Trying to convert that type of instruction to a distance learning delivery has proven a chalenge and most of our staff have no desire for e-learning for their skills training needs.
After a year of probing this matter, we have come to the conclusion that our best approach will be a blended training delivery. We deliver the materials to the distant trainee and then communicate with them while they complete the excercises, as we would in a classroom. The advantange of this method is that we can set appointments with 2 or 3 trainees at a time and break a 6-hour course into 3 sessions a week apart. To deliver training in this manner is less disruptive to a work schedule.
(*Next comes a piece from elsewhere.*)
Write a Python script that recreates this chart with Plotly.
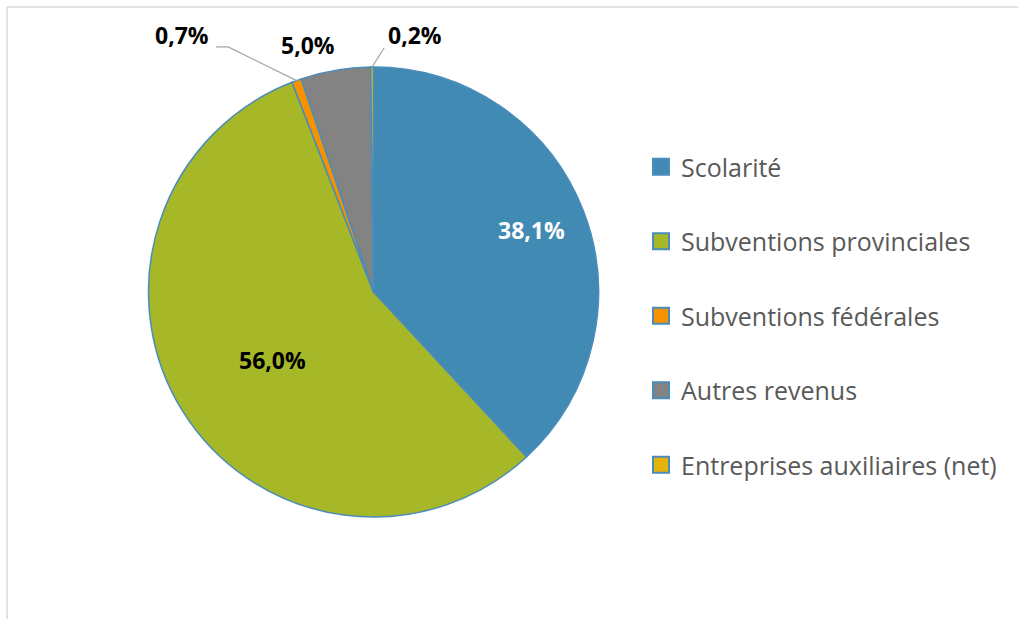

The trainer links to the student computers observing their screens as they go through the practice. This is accompanied by audible connectivity so the student can hear directions and explainations and ask questions. Peer to peer interaction is still lost and hearing questions asked by others, unless the trainer repeats them. Our hope is to eventually have tools like Envision or GoToTraining. We are still trying to get buy in from our management.